- Directed by: Otto Schenk
- Written by: Peter Weiser [de], Otto Schenk
- Based on: Johann Strauss II's 1874 opera Die Fledermaus
- Produced by: Filmkunst Musikverlag Munich
- Starring: Gundula Janowitz; Eberhard Waechter; Renate Holm; Wolfgang Windgassen;
- Music by: Johann Strauss II
- Release date: 1972;
- Running time: 137 minutes
- Countries: Austria, Germany
- Language: German

= Die Fledermaus (1972 film) =

Austrian-German film

Die Fledermaus (English: The Bat or The Revenge of the Bat) is a film adaptation of the operetta Die Fledermaus by Johann Strauss II. It was filmed in Austria, with the Vienna Philharmonic conducted by Karl Böhm and the Vienna State Opera Chorus led by Norbert Balatsch, as well as Gundula Janowitz and Eberhard Waechter as the Eisenstein couple, Renate Holm as chambermaid Adele, Erich Kunz as prison warden Frank and Wolfgang Windgassen as Prince Orlofsky in the leading roles. Otto Schenk directed it.

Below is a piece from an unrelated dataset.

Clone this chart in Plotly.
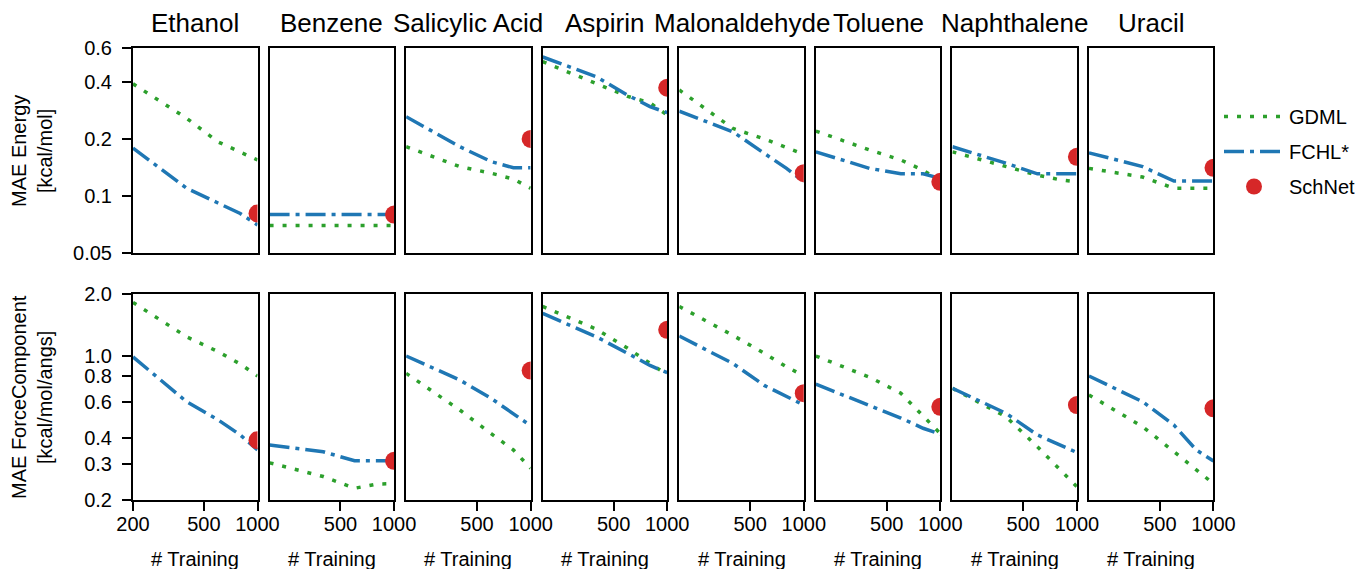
import numpy as np
import plotly.graph_objects as go
from plotly.subplots import make_subplots

# training set sizes
x_train = [200, 400, 600, 800, 1000]

molecules = ["Ethanol", "Benzene", "Salicylic Acid", "Aspirin",
             "Malonaldehyde", "Toluene", "Naphthalene", "Uracil"]

# MAE energy [kcal/mol], one row per molecule
gdml_energy = [
    [0.390, 0.257, 0.193, 0.171, 0.155],
    [0.070, 0.070, 0.070, 0.070, 0.070],
    [0.182, 0.143, 0.132, 0.123, 0.110],
    [0.510, 0.390, 0.335, 0.310, 0.267],
    [0.362, 0.227, 0.200, 0.179, 0.166],
    [0.220, 0.175, 0.155, 0.137, 0.120],
    [0.171, 0.143, 0.129, 0.122, 0.119],
    [0.140, 0.126, 0.110, 0.110, 0.110],
]
fchl_energy = [
    [0.179, 0.110, 0.092, 0.081, 0.0705],
    [0.080, 0.080, 0.080, 0.080, 0.080],
    [0.262, 0.182, 0.152, 0.141, 0.141],
    [0.540, 0.425, 0.340, 0.296, 0.275],
    [0.280, 0.218, 0.168, 0.140, 0.119],
    [0.171, 0.140, 0.131, 0.131, 0.124],
    [0.182, 0.149, 0.131, 0.131, 0.131],
    [0.169, 0.143, 0.120, 0.120, 0.120],
]
schnet_energy = [0.081, 0.080, 0.200, 0.372, 0.132, 0.119, 0.161, 0.141]

# MAE force component [kcal/mol/angs]
gdml_force = [
    [1.82, 1.24, 1.05, 0.915, 0.80],
    [0.303, 0.260, 0.228, 0.239, 0.240],
    [0.824, 0.547, 0.420, 0.350, 0.285],
    [1.74, 1.35, 1.09, 0.92, 0.81],
    [1.74, 1.26, 1.03, 0.887, 0.80],
    [1.00, 0.79, 0.66, 0.51, 0.42],
    [0.697, 0.507, 0.363, 0.280, 0.232],
    [0.647, 0.454, 0.343, 0.280, 0.240],
]
fchl_force = [
    [0.99, 0.60, 0.49, 0.414, 0.35],
    [0.370, 0.343, 0.310, 0.310, 0.310],
    [1.00, 0.765, 0.623, 0.527, 0.459],
    [1.61, 1.24, 1.03, 0.90, 0.83],
    [1.25, 0.92, 0.72, 0.635, 0.578],
    [0.73, 0.578, 0.50, 0.446, 0.418],
    [0.697, 0.527, 0.414, 0.370, 0.340],
    [0.80, 0.60, 0.462, 0.350, 0.309],
]
schnet_force = [0.39, 0.31, 0.85, 1.34, 0.66, 0.567, 0.578, 0.557]

energy_ticks = [0.05, 0.1, 0.2, 0.4, 0.6]
force_ticks = [0.2, 0.3, 0.4, 0.6, 0.8, 1.0, 2.0]

# the page body has an 8px margin, so the figure is drawn 8px in from the corner
OFF = 8
W, H = 1366 - OFF, 569 - OFF
FONT = "Arial, Liberation Sans, sans-serif"
GREEN, BLUE, RED = "#2ca02c", "#1f77b4", "#d62728"


def px_x(s):
    return (s - OFF) / W


def px_y(s):
    return 1 - (s - OFF) / H


# panel geometry in screen pixels
lefts = [133 + i * 136.57 for i in range(8)]
pw = 124.5
rows_px = [(48.3, 253.3), (294, 500)]

fig = make_subplots(rows=2, cols=8)

for r in range(2):
    gd = gdml_energy if r == 0 else gdml_force
    fc = fchl_energy if r == 0 else fchl_force
    sn = schnet_energy if r == 0 else schnet_force
    for c in range(8):
        first = (r == 0 and c == 0)
        fig.add_trace(go.Scatter(
            x=x_train, y=gd[c], mode="lines", name="GDML",
            line=dict(color=GREEN, width=3.5, dash="4px,9px"),
            showlegend=first, legendgroup="gdml"), row=r + 1, col=c + 1)
        fig.add_trace(go.Scatter(
            x=x_train, y=fc[c], mode="lines", name="FCHL*",
            line=dict(color=BLUE, width=3.5, dash="20px,6px,4px,6px"),
            showlegend=first, legendgroup="fchl"), row=r + 1, col=c + 1)
        fig.add_trace(go.Scatter(
            x=[x_train[-1]], y=[sn[c]], mode="markers", name="SchNet",
            marker=dict(color=RED, size=18), cliponaxis=True,
            showlegend=first, legendgroup="schnet"), row=r + 1, col=c + 1)

        top, bot = rows_px[r]
        fig.update_xaxes(
            domain=[px_x(lefts[c]), px_x(lefts[c] + pw)],
            type="log", range=[np.log10(200), np.log10(1000)],
            showgrid=False, zeroline=False, automargin=False,
            showline=True, mirror=True, linewidth=2, linecolor="black",
            ticks="outside" if r == 1 else "", ticklen=9, tickwidth=2,
            tickcolor="black", ticklabelstandoff=-4,
            tickvals=([200, 500, 1000] if c == 0 else [500, 1000]) if r == 1 else [],
            ticktext=(["200", "500", "1000"] if c == 0 else ["500", "1000"]) if r == 1 else [],
            showticklabels=(r == 1),
            tickfont=dict(size=20, color="black", family=FONT),
            row=r + 1, col=c + 1)
        yt = energy_ticks if r == 0 else force_ticks
        yr = [np.log10(0.05), np.log10(0.6)] if r == 0 else [np.log10(0.2), np.log10(2.0)]
        fig.update_yaxes(
            domain=[px_y(bot), px_y(top)],
            type="log", range=yr,
            showgrid=False, zeroline=False, automargin=False,
            showline=True, mirror=True, linewidth=2, linecolor="black",
            ticks="outside" if c == 0 else "", ticklen=9, tickwidth=2,
            tickcolor="black", ticklabelstandoff=6,
            tickvals=yt if c == 0 else [],
            ticktext=([f"{v:g}" for v in yt] if r == 0 else [f"{v:.1f}" for v in yt]) if c == 0 else [],
            showticklabels=(c == 0),
            tickfont=dict(size=20, color="black", family=FONT),
            row=r + 1, col=c + 1)

annotations = []
for c, name in enumerate(molecules):
    cx = px_x(lefts[c] + pw / 2)
    annotations.append(dict(
        text=name, x=cx, y=px_y(23), xref="paper", yref="paper",
        xanchor="center", yanchor="middle", showarrow=False,
        font=dict(size=26, color="black", family=FONT)))
    annotations.append(dict(
        text="# Training", x=cx, y=px_y(546), xref="paper", yref="paper",
        xanchor="center", yanchor="top", showarrow=False,
        font=dict(size=20, color="black", family=FONT)))

annotations.append(dict(
    text="MAE Energy<br>[kcal/mol]", x=px_x(32), y=px_y(151),
    xref="paper", yref="paper", xanchor="center", yanchor="middle",
    textangle=-90, showarrow=False,
    font=dict(size=20, color="black", family=FONT)))
annotations.append(dict(
    text="MAE ForceComponent<br>[kcal/mol/angs]", x=px_x(32), y=px_y(397),
    xref="paper", yref="paper", xanchor="center", yanchor="middle",
    textangle=-90, showarrow=False,
    font=dict(size=20, color="black", family=FONT)))

fig.update_layout(
    width=W, height=H,
    margin=dict(l=0, r=0, t=0, b=0, autoexpand=False),
    plot_bgcolor="white", paper_bgcolor="white",
    font=dict(family=FONT, size=20, color="black"),
    annotations=annotations,
    legend=dict(x=px_x(1219), y=px_y(97), xanchor="left", yanchor="top",
                font=dict(size=20, color="black", family=FONT),
                bgcolor="rgba(0,0,0,0)", itemwidth=60,
                traceorder="grouped", tracegroupgap=6),
)

fig.write_html("out.html")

In contrast to Géza von Cziffra's 1962 film adaptation which represented a very free adaptation of the material, this television adaptation follows the specifications of the original much more closely. The biggest difference is that Prince Orlofsky is a tenor instead of a mezzo-soprano.

== Plot ==

Dr. Eisenstein is to serve an eight-day arrest sentence for insulting an official, but is persuaded by his friend Falke to attend Prince Orlofsky's ball as Marquis Renard instead. At the same time, Alfred, the former lover of his wife Rosalinde, appears unannounced and, so as not to compromise the latter, is arrested by prison warden Frank instead of Eisenstein.

In the evening, with the exception of Alfred and the lawyer Dr. Blind - all the protagonists at the feast of Prince Orlofsky. Eisenstein first meets Adele, his wife's maid, who is flirting with prison warden Frank, who has been identified as "Chevalier Chagrin". Eisenstein courts his masked wife Rosalinde, who pretends to be a Hungarian countess and steals his watch as proof of his infidelity. Under the influence of the champagne, Eisenstein tells the story of an earlier masked ball, at the end of which he exposed his friend Falke disguised as a bat and thus exposed himself to the ridicule of market women and street urchins. Falke declares that he has prepared his revenge.

The following morning, all the guests from the previous evening gradually arrive at the prison. Eisenstein disguised as lawyer Dr. Blind, interrogates his wife Rosalinde and Alfred about their alleged infidelity, but then has to admit his own adventure of the previous evening and is jeered at by everyone present. The plot turns out to be "revenge of the bat".

== Reception ==
"Otto Schenk's sparkling production of Fledermaus culminates in the second act in a rushing hustle and bustle, a huge party, an orgy of drunk and otherwise unstable characters, led by the out-of-control Eberhard Waechter, the seductive Renate Holm, and Gundula Janowitz presenting a splendid Csárdás."